Spreadsheet Functions for Finance
Microsoft Excel and Google Sheets are the most powerful tools in a financier’s arsenal. To calculate percentages in a spreadsheet, you simply format a cell as a “Percentage.”
- To find a percentage change between cell A1 (old) and B1 (new), the formula is
=(B1-A1)/A1. - To find 15% of a value in A1, the formula is
=A1*0.15.
Learning these basic syntax rules allows you to build complex financial models, track your net worth over time, and visualize your progress through charts and graphs.
Financial Calculators and Apps
Beyond basic spreadsheets, specialized financial calculators can handle “Time Value of Money” (TVM) calculations. These tools allow you to input a present value, a percentage interest rate, and a time period to find a future value.
Apps like Mint, YNAB (You Need A Budget), or Personal Capital automate these percentage calculations for you, providing “burn rates” (the percentage of your savings spent each month) and “portfolio allocation” (the percentage of your wealth in stocks vs. bonds). However, the software is only as good as the user’s understanding. Knowing the math behind the app allows you to spot errors and interpret the data with a critical eye.

Conclusion: The Strategic Value of the Percentage
Figuring out percentages is more than a mathematical requirement; it is a mindset. When you stop looking at money in terms of absolute dollars and start looking at it in terms of percentages, your financial perspective shifts. You begin to see that a 1% difference in an investment fee can cost you hundreds of thousands of dollars over a lifetime. You realize that a 5% raise is negated by 6% inflation.
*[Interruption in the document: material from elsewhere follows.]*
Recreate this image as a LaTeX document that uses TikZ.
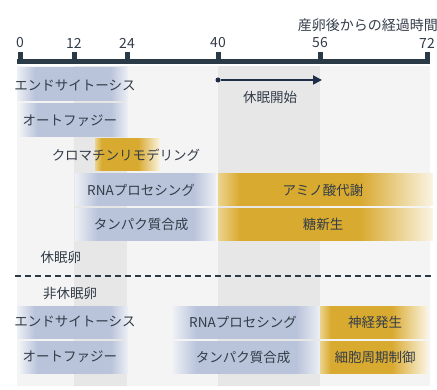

By mastering the formulas for percentage change, interest, budgeting, and taxes, you gain a level of control over your financial destiny that few possess. Whether you are navigating the complexities of the stock market or simply trying to optimize your monthly grocery bill, the ability to calculate percentages accurately and insightfully is the ultimate financial superpower. In the world of money, those who understand percentages get to keep more of them.